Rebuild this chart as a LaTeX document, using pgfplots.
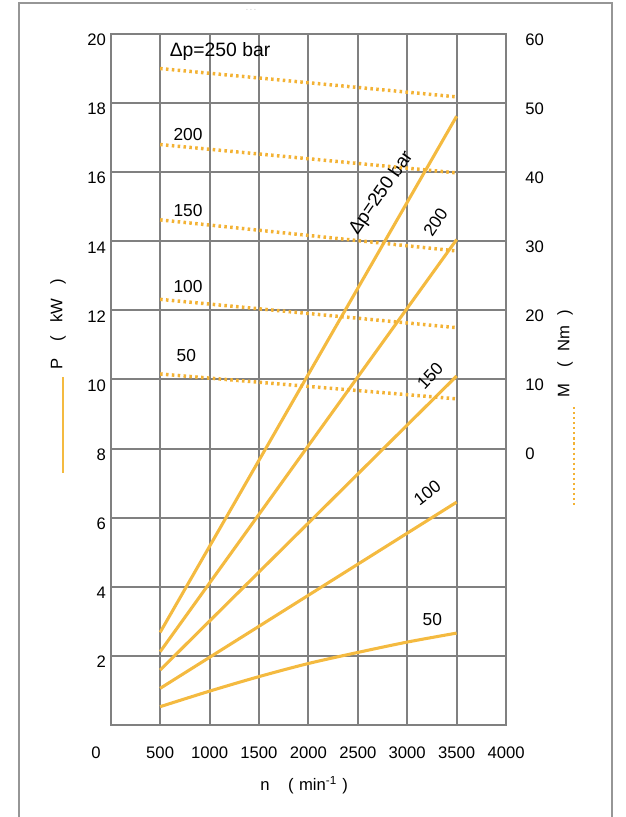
\documentclass[border=0pt]{standalone}
\usepackage{fontspec}
\setmainfont{Liberation Sans}
\usepackage{pgfplots}
\pgfplotsset{compat=1.18}

\definecolor{pcurve}{RGB}{244,186,64}
\definecolor{mcurve}{RGB}{243,178,52}
\definecolor{gridgray}{RGB}{128,128,128}
\definecolor{framegray}{RGB}{150,150,150}

% power curves P(n) in kW, one per pressure drop
\pgfplotstableread{
n     p250   p200   p150   p100
500   2.68   2.12   1.59   1.06
3500  17.62  14.05  10.10  6.45
}\powerlin
\pgfplotstableread{
n     p50
500   0.53
1000  0.98
1500  1.40
2000  1.78
2500  2.10
3000  2.40
3500  2.66
}\powerfifty
% torque curves M(n) in Nm
\pgfplotstableread{
n     m250   m200   m150   m100   m50
500   55.0   44.0   33.1   21.6   10.8
3500  50.9   39.9   28.6   17.5   7.2
}\torque

\tikzset{mdots/.style={mcurve, line width=2.6pt, dash pattern=on 1.9pt off 2.5pt}}

\begin{document}
\begin{tikzpicture}[x=0.75pt,y=0.75pt]
\useasboundingbox (0,0) rectangle (625,817);
% page frame
\draw[framegray, line width=1.5pt] (18.7,-10) -- (18.7,813.5) -- (612,813.5) -- (612,-10);
\node[gray!45, font=\fontsize{5}{5}\selectfont] at (251,807) {- - -};

% power axis (left)
\begin{axis}[
  at={(83.03pt,69pt)}, anchor=south west,
  width=296.5pt, height=518.25pt, scale only axis,
  xmin=0, xmax=4000, ymin=0, ymax=20,
  xtick={500,1000,...,4000}, ytick={2,4,...,20},
  extra x ticks={0}, extra x tick style={xticklabel style={xshift=-11pt}},
  scaled x ticks=false,
  grid=major, major grid style={gridgray, line width=1.5pt},
  axis line style={gridgray, line width=1.7pt},
  tick style={draw=none},
  ticklabel style={font=\fontsize{12.5}{14}\selectfont},
  xticklabel style={yshift=-13pt},
  yticklabel style={yshift=-4.5pt},
  /pgf/number format/assume math mode=true,
  /pgf/number format/1000 sep={},
  clip=false,
]
\addplot[pcurve, line width=2.3pt] table[x=n, y=p250] {\powerlin};
\addplot[pcurve, line width=2.3pt] table[x=n, y=p200] {\powerlin};
\addplot[pcurve, line width=2.3pt] table[x=n, y=p150] {\powerlin};
\addplot[pcurve, line width=2.3pt] table[x=n, y=p100] {\powerlin};
\addplot[pcurve, line width=2.3pt, smooth] table[x=n, y=p50] {\powerfifty};

\begin{scope}[font=\fontsize{13}{15}\selectfont]
\node[anchor=west, font=\fontsize{14.5}{16}\selectfont] at (axis cs:550,19.48) {Δp=250 bar};
\node at (axis cs:782,17.1) {200};
\node at (axis cs:782,14.9) {150};
\node at (axis cs:782,12.68) {100};
\node at (axis cs:765,10.7) {50};
\node[rotate=55, font=\fontsize{14}{16}\selectfont] at (axis cs:2740,15.4) {Δp=250 bar};
\node[rotate=56] at (axis cs:3286,14.56) {200};
\node[rotate=47] at (axis cs:3231,10.1) {150};
\node[rotate=38] at (axis cs:3203,6.71) {100};
\node at (axis cs:3254,3.04) {50};
\end{scope}
\end{axis}

% torque axis (right)
\begin{axis}[
  at={(83.03pt,69pt)}, anchor=south west,
  width=296.5pt, height=518.25pt, scale only axis,
  xmin=0, xmax=4000, ymin=-40, ymax=60,
  axis x line=none, axis y line*=right,
  y axis line style={draw=none},
  ytick={0,10,...,60},
  tick style={draw=none},
  yticklabel style={font=\fontsize{12.5}{14}\selectfont, xshift=11pt, yshift=-4pt},
  /pgf/number format/assume math mode=true,
  clip=false,
]
\addplot[mdots] table[x=n, y=m250] {\torque};
\addplot[mdots] table[x=n, y=m200] {\torque};
\addplot[mdots] table[x=n, y=m150] {\torque};
\addplot[mdots] table[x=n, y=m100] {\torque};
\addplot[mdots] table[x=n, y=m50] {\torque};
\end{axis}

% axis titles with their line keys
\begin{scope}[font=\fontsize{12.5}{14}\selectfont]
\node[rotate=90, anchor=west, inner sep=0] at (58,447) {P\hspace{13pt}(\hspace{10pt}kW\hspace{10pt})};
\draw[pcurve, line width=1.3pt] (62.7,440) -- (62.7,344);
\node[rotate=90, anchor=west, inner sep=0] at (565,419) {M\hspace{12pt}(\hspace{8pt}Nm\hspace{8pt})};
\draw[mcurve, line width=2pt, dash pattern=on 1.6pt off 2.2pt] (574,410) -- (574,310);
\node[anchor=west, inner sep=0] at (260,32) {n\hspace{14pt}(\hspace{4pt}min\textsuperscript{-1}\hspace{4pt})};
\end{scope}
\end{tikzpicture}
\end{document}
________________________
#### Set task:
Please write out all of the material above without changing a word, and omit any pictures.

#### Response to this exercise:
Rebuild this chart as a LaTeX document, using pgfplots.
\documentclass[border=0pt]{standalone}
\usepackage{fontspec}
\setmainfont{Liberation Sans}
\usepackage{pgfplots}
\pgfplotsset{compat=1.18}

\definecolor{pcurve}{RGB}{244,186,64}
\definecolor{mcurve}{RGB}{243,178,52}
\definecolor{gridgray}{RGB}{128,128,128}
\definecolor{framegray}{RGB}{150,150,150}

% power curves P(n) in kW, one per pressure drop
\pgfplotstableread{
n     p250   p200   p150   p100
500   2.68   2.12   1.59   1.06
3500  17.62  14.05  10.10  6.45
}\powerlin
\pgfplotstableread{
n     p50
500   0.53
1000  0.98
1500  1.40
2000  1.78
2500  2.10
3000  2.40
3500  2.66
}\powerfifty
% torque curves M(n) in Nm
\pgfplotstableread{
n     m250   m200   m150   m100   m50
500   55.0   44.0   33.1   21.6   10.8
3500  50.9   39.9   28.6   17.5   7.2
}\torque

\tikzset{mdots/.style={mcurve, line width=2.6pt, dash pattern=on 1.9pt off 2.5pt}}

\begin{document}
\begin{tikzpicture}[x=0.75pt,y=0.75pt]
\useasboundingbox (0,0) rectangle (625,817);
% page frame
\draw[framegray, line width=1.5pt] (18.7,-10) -- (18.7,813.5) -- (612,813.5) -- (612,-10);
\node[gray!45, font=\fontsize{5}{5}\selectfont] at (251,807) {- - -};

% power axis (left)
\begin{axis}[
  at={(83.03pt,69pt)}, anchor=south west,
  width=296.5pt, height=518.25pt, scale only axis,
  xmin=0, xmax=4000, ymin=0, ymax=20,
  xtick={500,1000,...,4000}, ytick={2,4,...,20},
  extra x ticks={0}, extra x tick style={xticklabel style={xshift=-11pt}},
  scaled x ticks=false,
  grid=major, major grid style={gridgray, line width=1.5pt},
  axis line style={gridgray, line width=1.7pt},
  tick style={draw=none},
  ticklabel style={font=\fontsize{12.5}{14}\selectfont},
  xticklabel style={yshift=-13pt},
  yticklabel style={yshift=-4.5pt},
  /pgf/number format/assume math mode=true,
  /pgf/number format/1000 sep={},
  clip=false,
]
\addplot[pcurve, line width=2.3pt] table[x=n, y=p250] {\powerlin};
\addplot[pcurve, line width=2.3pt] table[x=n, y=p200] {\powerlin};
\addplot[pcurve, line width=2.3pt] table[x=n, y=p150] {\powerlin};
\addplot[pcurve, line width=2.3pt] table[x=n, y=p100] {\powerlin};
\addplot[pcurve, line width=2.3pt, smooth] table[x=n, y=p50] {\powerfifty};

\begin{scope}[font=\fontsize{13}{15}\selectfont]
\node[anchor=west, font=\fontsize{14.5}{16}\selectfont] at (axis cs:550,19.48) {Δp=250 bar};
\node at (axis cs:782,17.1) {200};
\node at (axis cs:782,14.9) {150};
\node at (axis cs:782,12.68) {100};
\node at (axis cs:765,10.7) {50};
\node[rotate=55, font=\fontsize{14}{16}\selectfont] at (axis cs:2740,15.4) {Δp=250 bar};
\node[rotate=56] at (axis cs:3286,14.56) {200};
\node[rotate=47] at (axis cs:3231,10.1) {150};
\node[rotate=38] at (axis cs:3203,6.71) {100};
\node at (axis cs:3254,3.04) {50};
\end{scope}
\end{axis}

% torque axis (right)
\begin{axis}[
  at={(83.03pt,69pt)}, anchor=south west,
  width=296.5pt, height=518.25pt, scale only axis,
  xmin=0, xmax=4000, ymin=-40, ymax=60,
  axis x line=none, axis y line*=right,
  y axis line style={draw=none},
  ytick={0,10,...,60},
  tick style={draw=none},
  yticklabel style={font=\fontsize{12.5}{14}\selectfont, xshift=11pt, yshift=-4pt},
  /pgf/number format/assume math mode=true,
  clip=false,
]
\addplot[mdots] table[x=n, y=m250] {\torque};
\addplot[mdots] table[x=n, y=m200] {\torque};
\addplot[mdots] table[x=n, y=m150] {\torque};
\addplot[mdots] table[x=n, y=m100] {\torque};
\addplot[mdots] table[x=n, y=m50] {\torque};
\end{axis}

% axis titles with their line keys
\begin{scope}[font=\fontsize{12.5}{14}\selectfont]
\node[rotate=90, anchor=west, inner sep=0] at (58,447) {P\hspace{13pt}(\hspace{10pt}kW\hspace{10pt})};
\draw[pcurve, line width=1.3pt] (62.7,440) -- (62.7,344);
\node[rotate=90, anchor=west, inner sep=0] at (565,419) {M\hspace{12pt}(\hspace{8pt}Nm\hspace{8pt})};
\draw[mcurve, line width=2pt, dash pattern=on 1.6pt off 2.2pt] (574,410) -- (574,310);
\node[anchor=west, inner sep=0] at (260,32) {n\hspace{14pt}(\hspace{4pt}min\textsuperscript{-1}\hspace{4pt})};
\end{scope}
\end{tikzpicture}
\end{document}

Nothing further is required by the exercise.